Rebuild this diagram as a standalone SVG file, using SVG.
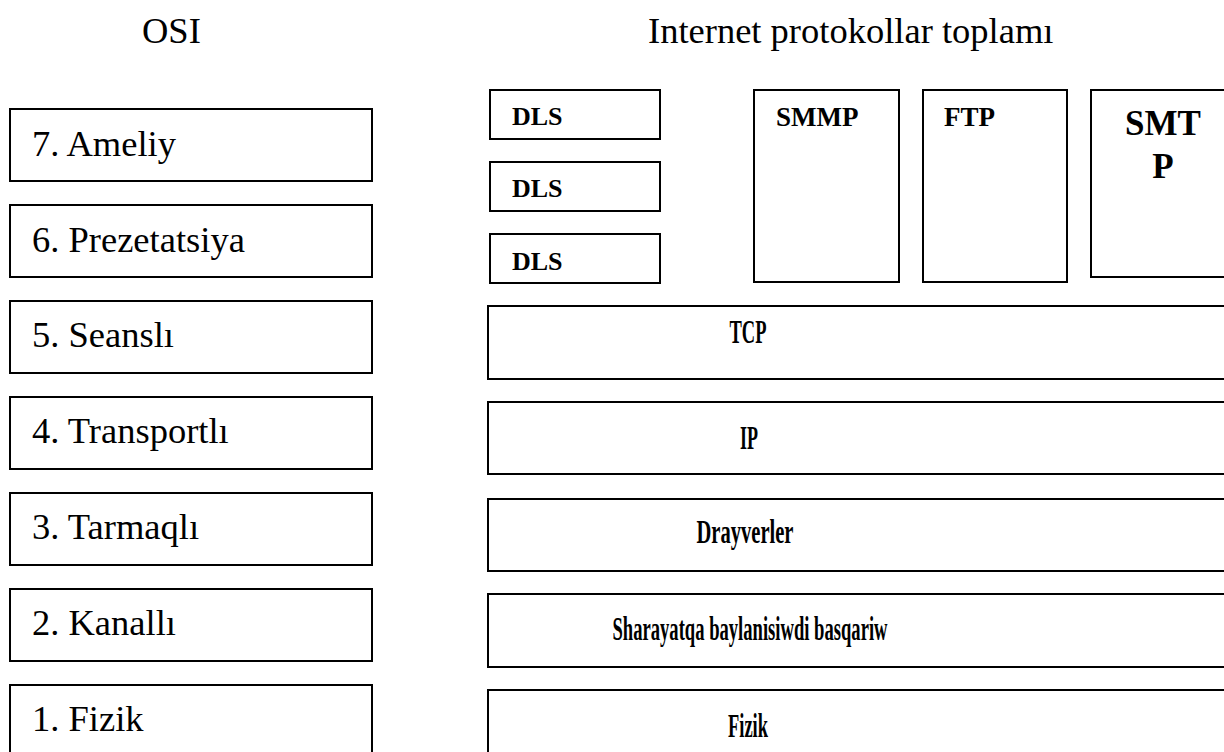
<svg xmlns="http://www.w3.org/2000/svg" width="1224" height="752" viewBox="0 0 1224 752">
  <style>
    .box { fill: #ffffff; stroke: #000000; stroke-width: 2; }
    .head { font-family: "Liberation Serif", "Times New Roman", serif; font-size: 36.5px; fill: #000; }
    .osi { font-family: "Liberation Serif", "Times New Roman", serif; font-size: 36.5px; fill: #000; }
    .small { font-family: "Liberation Serif", "Times New Roman", serif; font-weight: bold; font-size: 26px; fill: #000; }
    .app { font-family: "Liberation Serif", "Times New Roman", serif; font-weight: bold; font-size: 27px; fill: #000; }
    .big { font-family: "Liberation Serif", "Times New Roman", serif; font-weight: bold; font-size: 35px; fill: #000; }
    .layer { font-family: "Liberation Serif", "Times New Roman", serif; font-weight: bold; font-size: 34px; fill: #000; text-anchor: middle; }
  </style>
  <rect width="1224" height="752" fill="#ffffff"/>

  <!-- column headings -->
  <text class="head" x="142" y="43">OSI</text>
  <text class="head" x="648" y="43">Internet protokollar toplamı</text>

  <!-- OSI reference model layers -->
  <g id="osi-7"><rect class="box" x="10" y="109" width="362" height="72"/><text class="osi" x="32" y="156">7. Ameliy</text></g>
  <g id="osi-6"><rect class="box" x="10" y="205" width="362" height="72"/><text class="osi" x="32" y="252">6. Prezetatsiya</text></g>
  <g id="osi-5"><rect class="box" x="10" y="301" width="362" height="72"/><text class="osi" x="32" y="347">5. Seanslı</text></g>
  <g id="osi-4"><rect class="box" x="10" y="397" width="362" height="72"/><text class="osi" x="32" y="443">4. Transportlı</text></g>
  <g id="osi-3"><rect class="box" x="10" y="493" width="362" height="72"/><text class="osi" x="32" y="539">3. Tarmaqlı</text></g>
  <g id="osi-2"><rect class="box" x="10" y="589" width="362" height="72"/><text class="osi" x="32" y="635">2. Kanallı</text></g>
  <g id="osi-1"><rect class="box" x="10" y="685" width="362" height="80"/><text class="osi" x="32" y="731">1. Fizik</text></g>

  <!-- Internet protocol suite: application protocols -->
  <g id="dls-1"><rect class="box" x="490" y="90" width="170" height="49"/><text class="small" x="512" y="125">DLS</text></g>
  <g id="dls-2"><rect class="box" x="490" y="162" width="170" height="49"/><text class="small" x="512" y="197">DLS</text></g>
  <g id="dls-3"><rect class="box" x="490" y="234" width="170" height="49"/><text class="small" x="512" y="270">DLS</text></g>
  <g id="smmp"><rect class="box" x="754" y="90" width="145" height="192"/><text class="app" x="776" y="126">SMMP</text></g>
  <g id="ftp"><rect class="box" x="923" y="90" width="144" height="192"/><text class="app" x="944" y="126">FTP</text></g>
  <g id="smtp"><rect class="box" x="1091" y="90" width="150" height="187"/>
    <text class="big" x="1163" y="135" text-anchor="middle">SMT</text>
    <text class="big" x="1163" y="178" text-anchor="middle">P</text></g>

  <!-- Internet protocol suite: lower layers -->
  <g id="tcp"><rect class="box" x="488" y="306" width="760" height="73"/><text class="layer" x="748" y="343" textLength="37" lengthAdjust="spacingAndGlyphs">TCP</text></g>
  <g id="ip"><rect class="box" x="488" y="402" width="760" height="72"/><text class="layer" x="749" y="449" textLength="18" lengthAdjust="spacingAndGlyphs">IP</text></g>
  <g id="drayverler"><rect class="box" x="488" y="499" width="760" height="72"/><text class="layer" x="745" y="543" textLength="97" lengthAdjust="spacingAndGlyphs">Drayverler</text></g>
  <g id="sharayat"><rect class="box" x="488" y="594" width="760" height="73"/><text class="layer" x="750" y="640" textLength="275" lengthAdjust="spacingAndGlyphs">Sharayatqa baylanisiwdi basqariw</text></g>
  <g id="fizik"><rect class="box" x="488" y="690" width="760" height="80"/><text class="layer" x="748" y="737" textLength="40" lengthAdjust="spacingAndGlyphs">Fizik</text></g>

  <!-- no connectors between the stacks -->
  <g id="connectors"/>
</svg>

__REQUIRED WORK__. Without including any picture, repeat the data exactly.

__ANSWER BELOW__.
Rebuild this diagram as a standalone SVG file, using SVG.
<svg xmlns="http://www.w3.org/2000/svg" width="1224" height="752" viewBox="0 0 1224 752">
  <style>
    .box { fill: #ffffff; stroke: #000000; stroke-width: 2; }
    .head { font-family: "Liberation Serif", "Times New Roman", serif; font-size: 36.5px; fill: #000; }
    .osi { font-family: "Liberation Serif", "Times New Roman", serif; font-size: 36.5px; fill: #000; }
    .small { font-family: "Liberation Serif", "Times New Roman", serif; font-weight: bold; font-size: 26px; fill: #000; }
    .app { font-family: "Liberation Serif", "Times New Roman", serif; font-weight: bold; font-size: 27px; fill: #000; }
    .big { font-family: "Liberation Serif", "Times New Roman", serif; font-weight: bold; font-size: 35px; fill: #000; }
    .layer { font-family: "Liberation Serif", "Times New Roman", serif; font-weight: bold; font-size: 34px; fill: #000; text-anchor: middle; }
  </style>
  <rect width="1224" height="752" fill="#ffffff"/>

  <!-- column headings -->
  <text class="head" x="142" y="43">OSI</text>
  <text class="head" x="648" y="43">Internet protokollar toplamı</text>

  <!-- OSI reference model layers -->
  <g id="osi-7"><rect class="box" x="10" y="109" width="362" height="72"/><text class="osi" x="32" y="156">7. Ameliy</text></g>
  <g id="osi-6"><rect class="box" x="10" y="205" width="362" height="72"/><text class="osi" x="32" y="252">6. Prezetatsiya</text></g>
  <g id="osi-5"><rect class="box" x="10" y="301" width="362" height="72"/><text class="osi" x="32" y="347">5. Seanslı</text></g>
  <g id="osi-4"><rect class="box" x="10" y="397" width="362" height="72"/><text class="osi" x="32" y="443">4. Transportlı</text></g>
  <g id="osi-3"><rect class="box" x="10" y="493" width="362" height="72"/><text class="osi" x="32" y="539">3. Tarmaqlı</text></g>
  <g id="osi-2"><rect class="box" x="10" y="589" width="362" height="72"/><text class="osi" x="32" y="635">2. Kanallı</text></g>
  <g id="osi-1"><rect class="box" x="10" y="685" width="362" height="80"/><text class="osi" x="32" y="731">1. Fizik</text></g>

  <!-- Internet protocol suite: application protocols -->
  <g id="dls-1"><rect class="box" x="490" y="90" width="170" height="49"/><text class="small" x="512" y="125">DLS</text></g>
  <g id="dls-2"><rect class="box" x="490" y="162" width="170" height="49"/><text class="small" x="512" y="197">DLS</text></g>
  <g id="dls-3"><rect class="box" x="490" y="234" width="170" height="49"/><text class="small" x="512" y="270">DLS</text></g>
  <g id="smmp"><rect class="box" x="754" y="90" width="145" height="192"/><text class="app" x="776" y="126">SMMP</text></g>
  <g id="ftp"><rect class="box" x="923" y="90" width="144" height="192"/><text class="app" x="944" y="126">FTP</text></g>
  <g id="smtp"><rect class="box" x="1091" y="90" width="150" height="187"/>
    <text class="big" x="1163" y="135" text-anchor="middle">SMT</text>
    <text class="big" x="1163" y="178" text-anchor="middle">P</text></g>

  <!-- Internet protocol suite: lower layers -->
  <g id="tcp"><rect class="box" x="488" y="306" width="760" height="73"/><text class="layer" x="748" y="343" textLength="37" lengthAdjust="spacingAndGlyphs">TCP</text></g>
  <g id="ip"><rect class="box" x="488" y="402" width="760" height="72"/><text class="layer" x="749" y="449" textLength="18" lengthAdjust="spacingAndGlyphs">IP</text></g>
  <g id="drayverler"><rect class="box" x="488" y="499" width="760" height="72"/><text class="layer" x="745" y="543" textLength="97" lengthAdjust="spacingAndGlyphs">Drayverler</text></g>
  <g id="sharayat"><rect class="box" x="488" y="594" width="760" height="73"/><text class="layer" x="750" y="640" textLength="275" lengthAdjust="spacingAndGlyphs">Sharayatqa baylanisiwdi basqariw</text></g>
  <g id="fizik"><rect class="box" x="488" y="690" width="760" height="80"/><text class="layer" x="748" y="737" textLength="40" lengthAdjust="spacingAndGlyphs">Fizik</text></g>

  <!-- no connectors between the stacks -->
  <g id="connectors"/>
</svg>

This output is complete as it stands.